Debit card technology has simplified the use of health care flexible spending accounts (FSAs). By accessing the stored value on a debit card when making a health care purchase, an FSA participant avoids having to pay for the expense out-of-pocket and then go through a claims submission process in order to be reimbursed. Debit cards also are used in other types of self-insured medical reimbursement plans, such as health reimbursement arrangements.
As the use of debit cards and the popularity of FSAs continue to grow, some retailers are developing online pharmacies that sell only FSA-eligible products. Consumers pay for the goods using their FSA debit cards and can print a receipt at the time of purchase or wait until later. This makes it easier for FSA users to comply with IRS regulations regarding expense documentation.
Internal Revenue Service rules require substantiation of expenses for which an FSA participant seeks reimbursement. For transactions conducted with a debit card, IRS rules and notices define how the basic substantiation requirements can be met without the employee having to submit documentation after the fact. When the health care expense is incurred at a provider or merchant that does not have a health care-related merchant category code — such as a grocery store, discount store or online pharmacy — the Internal Revenue Service now requires that such merchants have in place an inventory information approval system (IIAS) in order for the debit card transaction to be processed.
Most major grocery store chains, discount stores and warehouse clubs now have in-store pharmacies to offer shoppers the convenience of filling prescriptions while doing their regular shopping. Plus, over-the-counter medications and health care supplies — pain relievers, cold remedies, first-aid supplies, contact lens solutions and the like — can be paid for with FSA money. Thus, when filling a prescription or picking up an over-the-counter medication, a shopper at these types of merchants frequently will make purchases that cannot be paid for from the flexible spending account. An IIAS is intended to ensure that, in such situations, the debit card is used to pay for only those items that qualify as Tax Code Section 213 medical expenses.
How Does an IIAS Work?
Basically, such a system collects inventory control information about the items purchased and compares that data to a list of qualified medical expenses. At the time of the transaction, the system approves only the amount of the qualified medical expense for payment with the FSA card and requires the card user to pay for any remaining portion of the purchase in some other way. If an employee purchases over-the-counter medications at a grocery store along with a few food items, the IIAS validates the over-the-counter medications as qualified medical expenses, eligible to be paid from the FSA card. This information is then electronically transmitted to the debit card vendor and the employee need not submit any further substantiation on the expense (though it’s a good idea for the employee to hang on to these receipts).If a non-health care merchant does not use an IIAS, an employee’s attempt to use a debit card to pay for a purchase would be rejected by the debit card vendor. The employee would have to pay for the items out-of-pocket, and go through the FSA’s substantiation/claims submission process to receive reimbursement.

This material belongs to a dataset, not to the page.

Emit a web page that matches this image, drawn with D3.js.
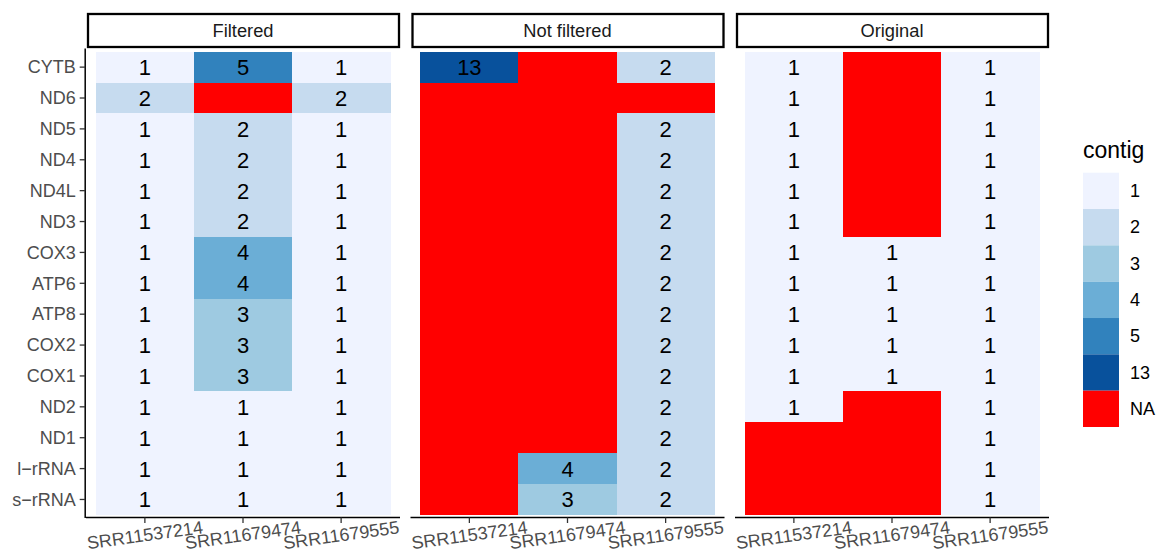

The IIAS requirement became effective beginning in 2008 for merchants such as grocery stores, discount stores, warehouse clubs and convenience stores, and for mail-order and online pharmacies. It became effective in 2009 for stores that have a “Drug Stores and Pharmacies” merchant code, but which also sell a significant number of items that would not qualify as Sec. 213 medical expenses. Drug stores and pharmacies for which 90 percent of the gross receipts in the prior taxable year were for items that would qualify as Section 213 medical expenses — including over-the-counter products that so qualify — need not have an IIAS in place in order to process debit card FSA transactions.
Since the IIAS requirement is relatively new, your employees might be encountering situations where their debit card is being rejected for valid health care purchases from a merchant they’ve successfully used the card at previously. Thus, it could be helpful to let employees know why this is happening or to check with your plan’s debit card vendor to see whether it has any communications prepared on this issue.